1. Check the current node:

• If the node’s value is within the valid range, we proceed to check its left and right subtrees.

1. Base Case:

• If the node is null, it is considered valid by definition.

This solution ensures that every node’s value is within the correct range, and thus the tree satisfies the properties of a binary search tree.

Go Implementation

Recursive Solution

go

package main

import "math"

// TreeNode represents the structure of a binary tree node.
type TreeNode struct {
    Val   int
    Left  *TreeNode
    Right *TreeNode
}

// isValidBST is a function to validate if a tree is a valid binary search tree.
func isValidBST(root *TreeNode) bool {
    return isValidBSTHelper(root, math.MinInt64, math.MaxInt64)
}

// Helper function that validates the BST recursively.
func isValidBSTHelper(node *TreeNode, low, high int) bool {
    // Base case: if the node is null, it's valid by definition.
    if node == nil {
        return true
    }
    
    // The current node's value must be within the range (low, high).
    if node.Val <= low || node.Val >= high {
        return false
    }

    // Recursively check the left and right subtrees with updated ranges.
    return isValidBSTHelper(node.Left, low, node.Val) && isValidBSTHelper(node.Right, node.Val, high)
}

Explanation:

1. TreeNode Structure:

• The TreeNode structure is defined with three fields: Val (the value of the node), Left (pointer to the left child), and Right (pointer to the right child).

1. isValidBST Function:

• This function serves as the entry point.
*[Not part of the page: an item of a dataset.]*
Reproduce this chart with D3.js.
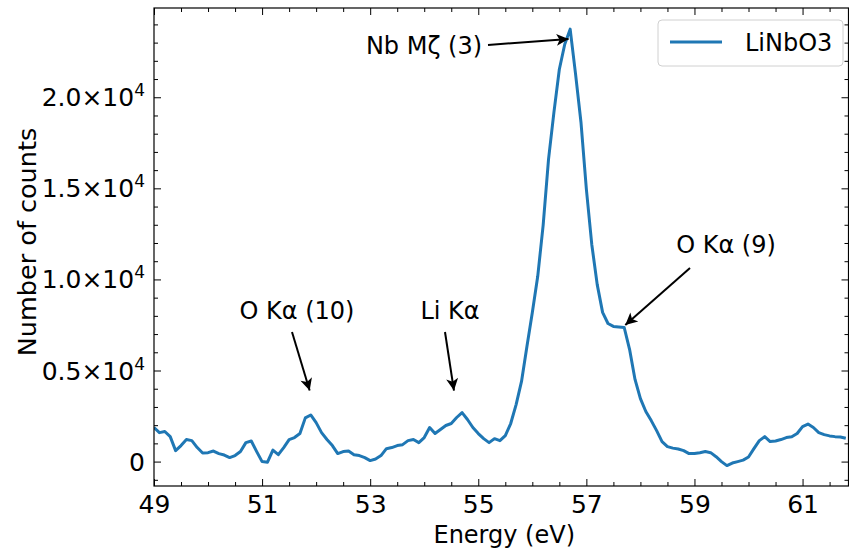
<!DOCTYPE html>
<html>
<head>
<meta charset="utf-8">
<script src="https://cdn.jsdelivr.net/npm/d3@7"></script>
<style>
  html, body { margin: 0; padding: 0; background: #fff; }
  svg { display: block; font-family: "DejaVu Sans", sans-serif; }
</style>
</head>
<body>
<svg id="chart" width="849" height="549"></svg>
<script>
// ---- data ----
const energy = d3.range(129).map(i => +(49 + i * 0.1).toFixed(1));
const counts = [
  1870, 1590, 1650, 1370, 600, 880, 1210, 1150, 770, 470,
  490, 580, 440, 360, 220, 330, 550, 1040, 1130, 550,
  0, -30, 630, 380, 770, 1210, 1320, 1540, 2400, 2560,
  2140, 1590, 1210, 880, 440, 550, 580, 380, 330, 220,
  55, 140, 330, 710, 770, 880, 930, 1150, 1210, 1040,
  1320, 1870, 1540, 1760, 1980, 2090, 2420, 2690, 2310, 1870,
  1540, 1260, 1040, 1260, 1150, 1430, 2090, 3130, 4400, 6320,
  8190, 10170, 12970, 16600, 19180, 21540, 22910, 23740, 21270, 18630,
  14950, 11920, 9730, 8190, 7580, 7420, 7390, 7360, 6150, 4510,
  3460, 2750, 2250, 1700, 1100, 820, 740, 690, 600, 440,
  440, 490, 550, 490, 270, 0, -220, -80, 0, 80,
  250, 710, 1150, 1370, 1100, 1130, 1210, 1320, 1360, 1540,
  1920, 2060, 1870, 1590, 1480, 1410, 1370, 1350, 1280
];
const seriesName = "LiNbO3";
const xMajorTicks = [49, 51, 53, 55, 57, 59, 61];
const yMajorTicks = [0, 5000, 10000, 15000, 20000];
const yTickLabels = ["0", "0.5×10^4", "1.0×10^4", "1.5×10^4", "2.0×10^4"];
const annotations = [
  { text: "Nb Mζ (3)", tx: 424, ty: 54, x: 56.67, y: 23200, ax: 488, ay: 45 },
  { text: "O Kα (9)", tx: 726, ty: 253, x: 57.72, y: 7500, ax: 690, ay: 268 },
  { text: "O Kα (10)", tx: 297, ty: 319, x: 51.88, y: 3900, ax: 292, ay: 332 },
  { text: "Li Kα", tx: 450, ty: 319, x: 54.55, y: 3900, ax: 445, ay: 332 }
];

// ---- layout ----
const FS = 24, FT = 25;
const svg = d3.select("#chart");
const L = 154, R = 848.5, T = 8, B = 486;
const x = d3.scaleLinear().domain([49, 61.85]).range([L, R]);
const y = d3.scaleLinear().domain([-1340, 24900]).range([B, T]);

const defs = svg.append("defs");
defs.append("marker").attr("id", "arrow").attr("viewBox", "0 0 10 10")
  .attr("refX", 10).attr("refY", 5).attr("markerWidth", 14).attr("markerHeight", 12)
  .attr("markerUnits", "userSpaceOnUse").attr("orient", "auto")
  .append("path").attr("d", "M0,0 L10,5 L0,10 L2.5,5 z").attr("fill", "#000");
defs.append("clipPath").attr("id", "clip").append("rect")
  .attr("x", L).attr("y", T).attr("width", R - L).attr("height", B - T);

// line
const line = d3.line().x((d, i) => x(energy[i])).y(d => y(d));
svg.append("path").datum(counts)
  .attr("clip-path", "url(#clip)")
  .attr("fill", "none").attr("stroke", "#1f77b4").attr("stroke-width", 3)
  .attr("stroke-linejoin", "round").attr("d", line);

// axes (ticks inward)
const xMinor = d3.range(49, 62, 0.5).filter(v => !xMajorTicks.includes(v));
const yMinor = d3.range(-1000, 25000, 1000).filter(v => !yMajorTicks.includes(v));

const gB = svg.append("g").attr("transform", `translate(0,${B})`)
  .call(d3.axisBottom(x).tickValues(xMajorTicks).tickFormat(d3.format("d")).tickSizeInner(-7).tickSizeOuter(0).tickPadding(11));
svg.append("g").attr("transform", `translate(0,${B})`)
  .call(d3.axisBottom(x).tickValues(xMinor).tickFormat("").tickSizeInner(-4).tickSizeOuter(0));
svg.append("g").attr("transform", `translate(0,${T})`)
  .call(d3.axisTop(x).tickValues(xMajorTicks).tickFormat("").tickSizeInner(-7).tickSizeOuter(0));
svg.append("g").attr("transform", `translate(0,${T})`)
  .call(d3.axisTop(x).tickValues(xMinor).tickFormat("").tickSizeInner(-4).tickSizeOuter(0));

svg.append("g").attr("transform", `translate(${L},0)`)
  .call(d3.axisLeft(y).tickValues(yMajorTicks).tickFormat("").tickSizeInner(-7).tickSizeOuter(0));
svg.append("g").attr("transform", `translate(${L},0)`)
  .call(d3.axisLeft(y).tickValues(yMinor).tickFormat("").tickSizeInner(-4).tickSizeOuter(0));
svg.append("g").attr("transform", `translate(${R},0)`)
  .call(d3.axisRight(y).tickValues(yMajorTicks).tickFormat("").tickSizeInner(-7).tickSizeOuter(0));
svg.append("g").attr("transform", `translate(${R},0)`)
  .call(d3.axisRight(y).tickValues(yMinor).tickFormat("").tickSizeInner(-4).tickSizeOuter(0));

svg.selectAll(".domain").remove();
svg.selectAll(".tick line").attr("stroke", "#000").attr("stroke-width", 1);
gB.selectAll(".tick text").attr("font-size", FT).attr("fill", "#000")
  .attr("font-family", "DejaVu Sans, sans-serif").attr("dy", "0.62em");

// y tick labels with superscripts
yMajorTicks.forEach((v, i) => {
  const parts = yTickLabels[i].split("^");
  const t = svg.append("text").attr("x", L - 9).attr("y", y(v) + 9)
    .attr("text-anchor", "end").attr("font-size", FT).attr("fill", "#000");
  if (parts.length === 1) {
    t.text(parts[0]);
  } else {
    t.append("tspan").text(parts[0]);
    t.append("tspan").attr("font-size", 17).attr("dy", -10).text(parts[1]);
  }
});

// frame
svg.append("rect").attr("x", L).attr("y", T).attr("width", R - L).attr("height", B - T)
  .attr("fill", "none").attr("stroke", "#000").attr("stroke-width", 1.2);

// axis labels
svg.append("text").attr("x", (L + R) / 2 + 3).attr("y", 543)
  .attr("text-anchor", "middle").attr("font-size", FS).text("Energy (eV)");
svg.append("text").attr("transform", `translate(36,${(T + B) / 2 - 5}) rotate(-90)`)
  .attr("text-anchor", "middle").attr("font-size", 25.5).text("Number of counts");

// annotations
annotations.forEach(a => {
  svg.append("text").attr("x", a.tx).attr("y", a.ty).attr("text-anchor", "middle")
    .attr("font-size", FS).attr("fill", "#000").text(a.text);
  svg.append("line").attr("x1", a.ax).attr("y1", a.ay)
    .attr("x2", x(a.x)).attr("y2", y(a.y))
    .attr("stroke", "#000").attr("stroke-width", 2).attr("marker-end", "url(#arrow)");
});

// legend
const lg = svg.append("g");
lg.append("rect").attr("x", 658).attr("y", 20).attr("width", 185).attr("height", 46)
  .attr("rx", 4).attr("fill", "#fff").attr("fill-opacity", 0.8)
  .attr("stroke", "#d0d0d0").attr("stroke-width", 1);
lg.append("line").attr("x1", 670).attr("x2", 722).attr("y1", 42).attr("y2", 42)
  .attr("stroke", "#1f77b4").attr("stroke-width", 3);
lg.append("text").attr("x", 745).attr("y", 51).attr("font-size", FS).text(seriesName);
</script>
</body>
</html>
It calls the helper function isValidBSTHelper with the initial range set to the minimum and maximum integer values (math.MinInt64 and math.MaxInt64), which represent the allowed range for the root node.
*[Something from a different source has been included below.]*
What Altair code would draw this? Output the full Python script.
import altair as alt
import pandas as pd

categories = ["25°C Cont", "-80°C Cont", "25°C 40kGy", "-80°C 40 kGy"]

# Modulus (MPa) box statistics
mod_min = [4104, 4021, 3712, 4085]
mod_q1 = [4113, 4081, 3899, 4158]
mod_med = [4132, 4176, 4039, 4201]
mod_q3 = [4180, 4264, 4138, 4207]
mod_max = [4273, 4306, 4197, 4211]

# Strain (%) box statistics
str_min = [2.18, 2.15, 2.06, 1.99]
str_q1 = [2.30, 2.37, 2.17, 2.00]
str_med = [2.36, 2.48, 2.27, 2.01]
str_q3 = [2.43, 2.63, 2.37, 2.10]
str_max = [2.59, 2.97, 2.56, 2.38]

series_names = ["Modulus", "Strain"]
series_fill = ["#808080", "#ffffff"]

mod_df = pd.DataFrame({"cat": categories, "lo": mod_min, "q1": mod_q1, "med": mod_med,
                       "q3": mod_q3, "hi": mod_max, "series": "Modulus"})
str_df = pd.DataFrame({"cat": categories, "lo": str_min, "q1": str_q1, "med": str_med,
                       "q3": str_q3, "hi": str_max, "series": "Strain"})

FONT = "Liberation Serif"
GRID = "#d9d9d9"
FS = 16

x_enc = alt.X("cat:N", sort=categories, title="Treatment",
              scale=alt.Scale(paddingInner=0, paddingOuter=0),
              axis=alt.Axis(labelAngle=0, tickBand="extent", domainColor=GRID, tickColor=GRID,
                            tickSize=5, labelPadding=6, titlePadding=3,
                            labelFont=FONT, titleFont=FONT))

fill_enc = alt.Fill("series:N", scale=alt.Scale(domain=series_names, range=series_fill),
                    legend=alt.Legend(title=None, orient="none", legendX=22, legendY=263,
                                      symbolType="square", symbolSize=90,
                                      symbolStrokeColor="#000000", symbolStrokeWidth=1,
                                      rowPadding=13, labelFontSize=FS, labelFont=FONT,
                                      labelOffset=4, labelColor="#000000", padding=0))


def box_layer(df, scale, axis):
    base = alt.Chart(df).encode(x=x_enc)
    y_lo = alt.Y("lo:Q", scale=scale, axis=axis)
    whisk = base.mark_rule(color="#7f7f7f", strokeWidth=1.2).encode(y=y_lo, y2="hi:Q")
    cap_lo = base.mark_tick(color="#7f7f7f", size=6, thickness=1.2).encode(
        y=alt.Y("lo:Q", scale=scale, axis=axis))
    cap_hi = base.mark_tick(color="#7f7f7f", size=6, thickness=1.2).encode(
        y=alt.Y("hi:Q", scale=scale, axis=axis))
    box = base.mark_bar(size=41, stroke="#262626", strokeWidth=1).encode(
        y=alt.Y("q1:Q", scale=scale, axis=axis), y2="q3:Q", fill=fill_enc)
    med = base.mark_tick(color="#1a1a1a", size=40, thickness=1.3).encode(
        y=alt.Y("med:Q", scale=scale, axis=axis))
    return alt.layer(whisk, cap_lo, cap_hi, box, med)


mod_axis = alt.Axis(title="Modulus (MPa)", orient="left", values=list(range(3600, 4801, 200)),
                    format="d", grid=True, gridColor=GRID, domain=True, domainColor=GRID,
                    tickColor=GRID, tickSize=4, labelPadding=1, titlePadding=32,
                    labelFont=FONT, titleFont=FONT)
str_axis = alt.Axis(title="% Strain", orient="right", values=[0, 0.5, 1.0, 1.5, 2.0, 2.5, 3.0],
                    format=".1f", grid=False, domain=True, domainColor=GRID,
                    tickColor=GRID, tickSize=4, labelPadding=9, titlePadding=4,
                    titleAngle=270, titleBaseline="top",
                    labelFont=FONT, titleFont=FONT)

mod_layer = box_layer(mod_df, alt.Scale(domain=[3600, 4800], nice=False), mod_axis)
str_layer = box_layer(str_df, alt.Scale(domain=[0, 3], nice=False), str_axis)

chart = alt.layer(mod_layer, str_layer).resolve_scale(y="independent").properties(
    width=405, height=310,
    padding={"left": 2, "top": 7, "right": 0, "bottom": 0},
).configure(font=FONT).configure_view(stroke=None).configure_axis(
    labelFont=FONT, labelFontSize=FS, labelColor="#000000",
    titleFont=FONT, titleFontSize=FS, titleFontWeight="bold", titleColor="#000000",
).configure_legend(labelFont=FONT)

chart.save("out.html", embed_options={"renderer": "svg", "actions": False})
1. isValidBSTHelper Function:

• The helper function performs the actual recursion:
• If the node is nil, return true because an empty subtree is trivially a valid BST.
• If the node’s value is outside the allowed range (i.e., it is less than or equal to low or greater than or equal to high), return false since it violates the BST property.
• Recursively check the left subtree with the updated upper bound (node.Val) and the right subtree with the updated lower bound (node.Val).

1. Recursion Flow:

• For each node, the left child must have a value strictly less than the current node's value, and the right child must have a value strictly greater.
• This recursive process ensures that each subtree adheres to the BST property.

Time and Space Complexity

MetricComplexityTime ComplexityO(n)Space ComplexityO(h)

Where:

• n is the number of nodes in the binary tree.
• h is the height of the binary tree.

Time Complexity:

• We visit each node exactly once, so the time complexity is O(n), where n is the number of nodes in the tree.

Space Complexity:

• The space complexity depends on the height of the tree due to the recursion stack. In the worst case (a skewed tree), the space complexity is O(n), but for a balanced tree, the space complexity is O(h), where h is the height of the tree.

Edge Cases

1. Empty Tree:

• Input: root = nil
• Output: true
• Explanation: An empty tree is considered a valid BST by definition.

1. Single Node Tree:

• Input: root = [5]
• Output: true
• Explanation: A single-node tree is trivially a valid BST.

1. Left and Right Subtree Violations:

• Input: root = [10, 5, 15, null, null, 6, 20]
• Output: false
• Explanation: The right child of the node 10 has a value 6, which is less than 10, violating the BST property.

Conclusion

LeetCode 98: Validate Binary Search Tree is a fundamental problem in binary tree manipulation that can be solved efficiently with a recursive approach using range checking. By maintaining valid ranges for each node during the traversal, we can ensure that the tree adheres to the binary search tree properties.

This approach has a time complexity of O(n) and space complexity of O(h), where n is the number of nodes and h is the height of the tree, making it an optimal solution for this problem.